::: SOURCE MATERIAL
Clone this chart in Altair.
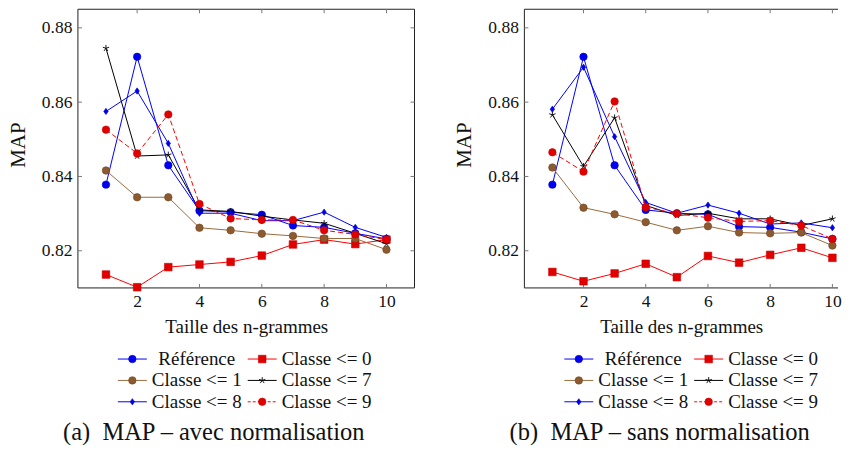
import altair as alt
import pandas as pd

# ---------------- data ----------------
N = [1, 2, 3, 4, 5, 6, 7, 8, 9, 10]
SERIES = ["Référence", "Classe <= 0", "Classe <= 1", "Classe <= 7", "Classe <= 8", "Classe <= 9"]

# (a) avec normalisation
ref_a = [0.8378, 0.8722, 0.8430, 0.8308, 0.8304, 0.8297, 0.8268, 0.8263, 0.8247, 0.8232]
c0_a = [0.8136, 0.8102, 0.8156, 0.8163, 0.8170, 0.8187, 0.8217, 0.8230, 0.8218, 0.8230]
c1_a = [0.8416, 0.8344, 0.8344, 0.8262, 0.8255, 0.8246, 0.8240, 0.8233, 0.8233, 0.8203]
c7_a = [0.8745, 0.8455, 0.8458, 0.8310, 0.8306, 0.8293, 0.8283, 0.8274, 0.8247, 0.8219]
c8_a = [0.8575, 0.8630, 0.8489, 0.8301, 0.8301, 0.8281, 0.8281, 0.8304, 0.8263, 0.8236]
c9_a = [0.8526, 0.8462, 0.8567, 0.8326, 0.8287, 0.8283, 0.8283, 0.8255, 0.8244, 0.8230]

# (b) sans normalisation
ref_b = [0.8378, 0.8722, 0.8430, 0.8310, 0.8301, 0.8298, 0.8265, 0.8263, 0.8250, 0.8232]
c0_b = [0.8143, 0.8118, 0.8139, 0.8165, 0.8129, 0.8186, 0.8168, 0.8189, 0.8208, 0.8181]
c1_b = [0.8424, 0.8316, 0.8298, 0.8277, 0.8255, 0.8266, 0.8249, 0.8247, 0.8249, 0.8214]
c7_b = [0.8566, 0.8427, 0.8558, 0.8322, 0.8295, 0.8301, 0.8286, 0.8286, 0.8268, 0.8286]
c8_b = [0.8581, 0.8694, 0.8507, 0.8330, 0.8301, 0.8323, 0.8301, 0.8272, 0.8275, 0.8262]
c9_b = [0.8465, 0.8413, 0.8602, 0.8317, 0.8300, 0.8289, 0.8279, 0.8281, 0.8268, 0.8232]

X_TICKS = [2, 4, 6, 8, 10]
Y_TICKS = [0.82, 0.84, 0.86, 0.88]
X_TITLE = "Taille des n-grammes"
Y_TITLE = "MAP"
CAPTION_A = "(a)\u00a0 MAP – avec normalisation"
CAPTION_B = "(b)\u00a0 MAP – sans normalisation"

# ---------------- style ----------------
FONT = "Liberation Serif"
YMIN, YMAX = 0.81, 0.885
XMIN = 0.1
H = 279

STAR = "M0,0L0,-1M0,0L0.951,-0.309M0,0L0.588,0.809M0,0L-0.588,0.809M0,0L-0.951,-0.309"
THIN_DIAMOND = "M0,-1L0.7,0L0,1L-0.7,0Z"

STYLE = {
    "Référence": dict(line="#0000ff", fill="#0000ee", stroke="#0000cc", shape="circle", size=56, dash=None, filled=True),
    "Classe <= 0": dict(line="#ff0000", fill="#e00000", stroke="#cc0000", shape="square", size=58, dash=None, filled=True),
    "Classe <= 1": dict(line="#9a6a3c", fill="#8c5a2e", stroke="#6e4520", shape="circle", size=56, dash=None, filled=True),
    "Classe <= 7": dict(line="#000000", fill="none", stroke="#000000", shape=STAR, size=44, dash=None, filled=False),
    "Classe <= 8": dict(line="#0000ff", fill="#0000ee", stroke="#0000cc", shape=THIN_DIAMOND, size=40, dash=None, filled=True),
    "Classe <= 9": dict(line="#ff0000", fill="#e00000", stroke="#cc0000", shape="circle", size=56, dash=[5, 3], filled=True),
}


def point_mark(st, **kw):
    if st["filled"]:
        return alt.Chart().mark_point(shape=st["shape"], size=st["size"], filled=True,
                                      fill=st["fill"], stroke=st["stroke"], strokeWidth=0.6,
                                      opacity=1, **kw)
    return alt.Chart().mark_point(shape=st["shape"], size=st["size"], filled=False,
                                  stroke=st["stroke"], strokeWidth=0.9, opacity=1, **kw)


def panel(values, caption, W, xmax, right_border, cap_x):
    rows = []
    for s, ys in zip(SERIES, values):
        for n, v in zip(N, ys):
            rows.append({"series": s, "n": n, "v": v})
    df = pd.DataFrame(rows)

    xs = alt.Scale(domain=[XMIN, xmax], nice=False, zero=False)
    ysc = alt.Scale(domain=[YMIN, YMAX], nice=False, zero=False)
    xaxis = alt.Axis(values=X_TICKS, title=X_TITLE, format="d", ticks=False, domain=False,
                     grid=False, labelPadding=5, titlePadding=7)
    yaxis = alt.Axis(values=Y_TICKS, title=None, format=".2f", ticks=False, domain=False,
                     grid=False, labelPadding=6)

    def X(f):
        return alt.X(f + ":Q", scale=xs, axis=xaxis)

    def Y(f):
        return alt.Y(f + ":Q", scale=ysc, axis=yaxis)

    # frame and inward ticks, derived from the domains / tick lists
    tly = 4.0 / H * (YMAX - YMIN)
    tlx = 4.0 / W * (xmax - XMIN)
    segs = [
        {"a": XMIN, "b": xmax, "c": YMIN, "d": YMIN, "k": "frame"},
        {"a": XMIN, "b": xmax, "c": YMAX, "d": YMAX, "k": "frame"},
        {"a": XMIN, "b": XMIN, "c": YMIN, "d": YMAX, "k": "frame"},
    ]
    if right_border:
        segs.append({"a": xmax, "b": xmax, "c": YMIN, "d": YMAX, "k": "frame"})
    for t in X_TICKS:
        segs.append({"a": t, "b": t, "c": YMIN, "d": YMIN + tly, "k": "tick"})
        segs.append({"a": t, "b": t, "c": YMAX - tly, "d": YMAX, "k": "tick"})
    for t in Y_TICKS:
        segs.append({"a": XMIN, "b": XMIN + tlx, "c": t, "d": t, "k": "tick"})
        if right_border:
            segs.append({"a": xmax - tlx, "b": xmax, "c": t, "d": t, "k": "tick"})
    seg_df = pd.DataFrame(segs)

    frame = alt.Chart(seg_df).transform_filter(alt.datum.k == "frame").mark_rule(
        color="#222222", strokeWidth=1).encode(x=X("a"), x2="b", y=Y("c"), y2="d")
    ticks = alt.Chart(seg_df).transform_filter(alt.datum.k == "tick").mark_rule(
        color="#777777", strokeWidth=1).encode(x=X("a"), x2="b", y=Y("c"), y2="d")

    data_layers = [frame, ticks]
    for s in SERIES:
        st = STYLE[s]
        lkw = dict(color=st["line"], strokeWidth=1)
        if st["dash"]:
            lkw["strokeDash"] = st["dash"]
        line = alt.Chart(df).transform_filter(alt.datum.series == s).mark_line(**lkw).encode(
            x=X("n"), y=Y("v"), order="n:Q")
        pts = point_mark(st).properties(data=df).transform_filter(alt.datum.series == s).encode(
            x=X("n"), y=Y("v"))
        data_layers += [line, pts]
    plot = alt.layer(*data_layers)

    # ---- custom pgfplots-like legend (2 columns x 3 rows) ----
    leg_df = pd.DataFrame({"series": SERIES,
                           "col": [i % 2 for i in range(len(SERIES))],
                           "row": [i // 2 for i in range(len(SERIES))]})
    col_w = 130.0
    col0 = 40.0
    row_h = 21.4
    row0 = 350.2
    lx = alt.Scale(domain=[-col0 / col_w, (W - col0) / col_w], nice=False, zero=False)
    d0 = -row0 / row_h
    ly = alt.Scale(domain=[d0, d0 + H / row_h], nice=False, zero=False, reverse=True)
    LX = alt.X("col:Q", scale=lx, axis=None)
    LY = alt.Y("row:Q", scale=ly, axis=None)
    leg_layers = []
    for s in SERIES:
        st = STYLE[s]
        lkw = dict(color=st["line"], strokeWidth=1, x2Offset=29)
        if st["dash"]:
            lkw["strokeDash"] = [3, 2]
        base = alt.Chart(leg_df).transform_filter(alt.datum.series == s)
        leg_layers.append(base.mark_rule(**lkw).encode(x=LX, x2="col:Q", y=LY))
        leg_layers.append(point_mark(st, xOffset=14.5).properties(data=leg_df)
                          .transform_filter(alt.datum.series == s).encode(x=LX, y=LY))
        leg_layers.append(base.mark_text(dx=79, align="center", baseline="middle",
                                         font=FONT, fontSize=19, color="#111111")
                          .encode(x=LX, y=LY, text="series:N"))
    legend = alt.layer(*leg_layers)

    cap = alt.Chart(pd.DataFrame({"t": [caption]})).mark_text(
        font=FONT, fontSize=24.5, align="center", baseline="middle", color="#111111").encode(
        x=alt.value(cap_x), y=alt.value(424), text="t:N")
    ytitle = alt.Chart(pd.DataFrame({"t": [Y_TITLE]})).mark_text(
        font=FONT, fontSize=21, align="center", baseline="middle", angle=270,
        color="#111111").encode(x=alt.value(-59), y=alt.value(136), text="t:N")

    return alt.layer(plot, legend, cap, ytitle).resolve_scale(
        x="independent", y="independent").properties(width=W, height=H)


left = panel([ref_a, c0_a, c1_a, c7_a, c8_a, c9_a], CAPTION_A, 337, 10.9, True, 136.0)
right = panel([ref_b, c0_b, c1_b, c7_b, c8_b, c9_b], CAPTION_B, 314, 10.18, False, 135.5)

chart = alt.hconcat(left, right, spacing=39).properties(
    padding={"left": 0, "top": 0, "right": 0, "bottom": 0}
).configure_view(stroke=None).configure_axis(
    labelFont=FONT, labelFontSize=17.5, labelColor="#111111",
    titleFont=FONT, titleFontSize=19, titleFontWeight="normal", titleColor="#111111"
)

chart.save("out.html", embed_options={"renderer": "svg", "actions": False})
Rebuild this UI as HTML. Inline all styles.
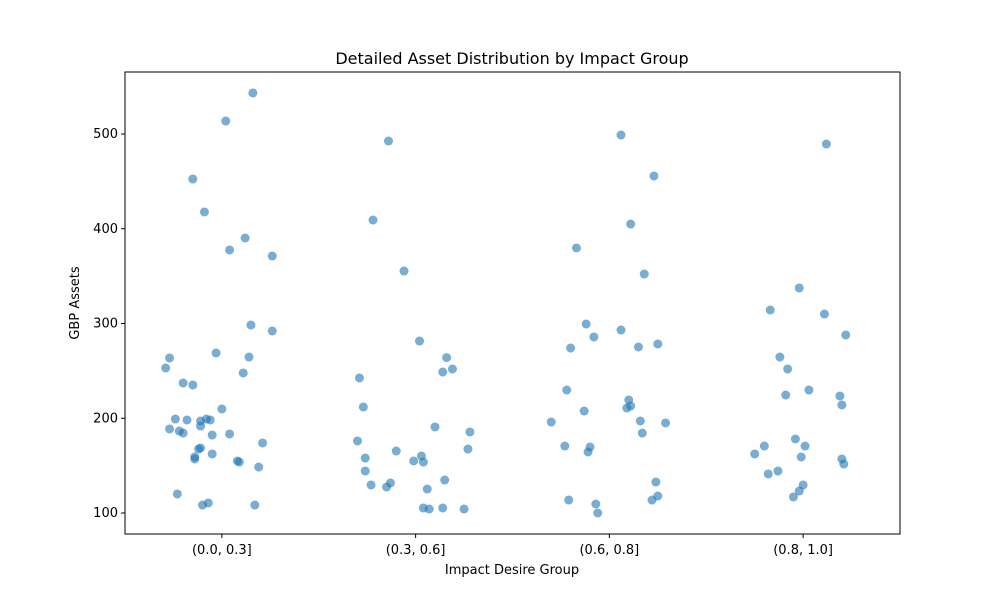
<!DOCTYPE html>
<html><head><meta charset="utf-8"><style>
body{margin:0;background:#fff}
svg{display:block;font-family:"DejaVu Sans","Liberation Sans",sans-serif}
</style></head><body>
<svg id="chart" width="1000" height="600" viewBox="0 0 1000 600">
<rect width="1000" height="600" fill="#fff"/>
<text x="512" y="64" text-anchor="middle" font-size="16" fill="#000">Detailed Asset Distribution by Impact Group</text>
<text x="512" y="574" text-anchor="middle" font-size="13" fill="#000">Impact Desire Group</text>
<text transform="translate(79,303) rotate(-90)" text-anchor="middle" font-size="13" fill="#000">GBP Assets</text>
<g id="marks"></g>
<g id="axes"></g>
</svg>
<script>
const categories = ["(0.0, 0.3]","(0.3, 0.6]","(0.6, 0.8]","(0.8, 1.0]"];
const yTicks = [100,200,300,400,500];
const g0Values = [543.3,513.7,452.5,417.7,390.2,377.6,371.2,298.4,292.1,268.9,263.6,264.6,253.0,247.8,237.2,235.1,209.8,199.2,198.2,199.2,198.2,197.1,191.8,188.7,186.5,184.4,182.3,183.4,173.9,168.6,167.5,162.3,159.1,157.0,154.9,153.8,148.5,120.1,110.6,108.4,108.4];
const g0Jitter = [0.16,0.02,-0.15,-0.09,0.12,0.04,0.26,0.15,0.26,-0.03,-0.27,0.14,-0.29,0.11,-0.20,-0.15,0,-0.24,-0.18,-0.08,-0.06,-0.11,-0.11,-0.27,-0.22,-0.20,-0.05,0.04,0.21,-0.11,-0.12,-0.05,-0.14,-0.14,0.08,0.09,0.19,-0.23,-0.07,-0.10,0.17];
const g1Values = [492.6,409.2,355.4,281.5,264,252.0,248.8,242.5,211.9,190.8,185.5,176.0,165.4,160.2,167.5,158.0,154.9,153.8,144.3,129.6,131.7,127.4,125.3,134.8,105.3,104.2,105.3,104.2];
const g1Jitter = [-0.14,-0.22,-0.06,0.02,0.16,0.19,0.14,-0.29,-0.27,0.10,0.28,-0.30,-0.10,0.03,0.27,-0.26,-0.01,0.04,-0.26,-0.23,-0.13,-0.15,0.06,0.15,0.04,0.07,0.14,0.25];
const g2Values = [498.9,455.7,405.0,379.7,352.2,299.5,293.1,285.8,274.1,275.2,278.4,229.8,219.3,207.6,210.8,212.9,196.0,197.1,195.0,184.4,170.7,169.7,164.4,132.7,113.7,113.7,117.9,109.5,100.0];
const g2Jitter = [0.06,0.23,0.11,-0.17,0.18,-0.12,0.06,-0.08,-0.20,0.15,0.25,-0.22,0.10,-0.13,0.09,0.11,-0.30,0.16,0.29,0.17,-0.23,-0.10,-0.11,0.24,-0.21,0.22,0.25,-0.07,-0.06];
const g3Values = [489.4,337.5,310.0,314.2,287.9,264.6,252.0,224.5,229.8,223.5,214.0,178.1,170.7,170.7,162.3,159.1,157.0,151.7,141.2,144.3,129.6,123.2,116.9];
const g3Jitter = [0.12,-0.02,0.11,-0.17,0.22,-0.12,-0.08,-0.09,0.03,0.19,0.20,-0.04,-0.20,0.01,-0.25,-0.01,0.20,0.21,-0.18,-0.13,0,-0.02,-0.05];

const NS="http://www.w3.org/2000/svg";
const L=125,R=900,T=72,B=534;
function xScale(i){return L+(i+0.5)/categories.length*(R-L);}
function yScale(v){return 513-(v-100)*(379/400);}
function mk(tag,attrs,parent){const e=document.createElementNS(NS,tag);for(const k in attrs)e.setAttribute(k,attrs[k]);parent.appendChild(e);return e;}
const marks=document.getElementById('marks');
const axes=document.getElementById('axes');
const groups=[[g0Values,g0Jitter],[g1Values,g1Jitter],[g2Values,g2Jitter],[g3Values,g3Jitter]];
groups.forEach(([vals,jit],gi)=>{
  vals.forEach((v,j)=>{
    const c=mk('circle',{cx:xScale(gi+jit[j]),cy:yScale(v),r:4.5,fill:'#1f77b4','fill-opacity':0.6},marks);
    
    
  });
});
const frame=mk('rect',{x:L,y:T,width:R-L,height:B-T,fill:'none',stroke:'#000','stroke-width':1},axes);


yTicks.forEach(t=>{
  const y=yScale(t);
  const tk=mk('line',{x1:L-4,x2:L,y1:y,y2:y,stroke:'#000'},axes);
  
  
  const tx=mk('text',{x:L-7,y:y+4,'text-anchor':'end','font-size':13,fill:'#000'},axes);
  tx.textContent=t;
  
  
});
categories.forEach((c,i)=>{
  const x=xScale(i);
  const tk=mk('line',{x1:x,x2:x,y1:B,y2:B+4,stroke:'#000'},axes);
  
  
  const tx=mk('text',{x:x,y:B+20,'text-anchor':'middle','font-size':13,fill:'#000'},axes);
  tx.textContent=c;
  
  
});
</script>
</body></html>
::::::
**WHAT IS REQUIRED:**
From the data, list each line in which the string "this" appears.

**THE REPLY:**
Clone this chart in Altair.
Rebuild this UI as HTML. Inline all styles.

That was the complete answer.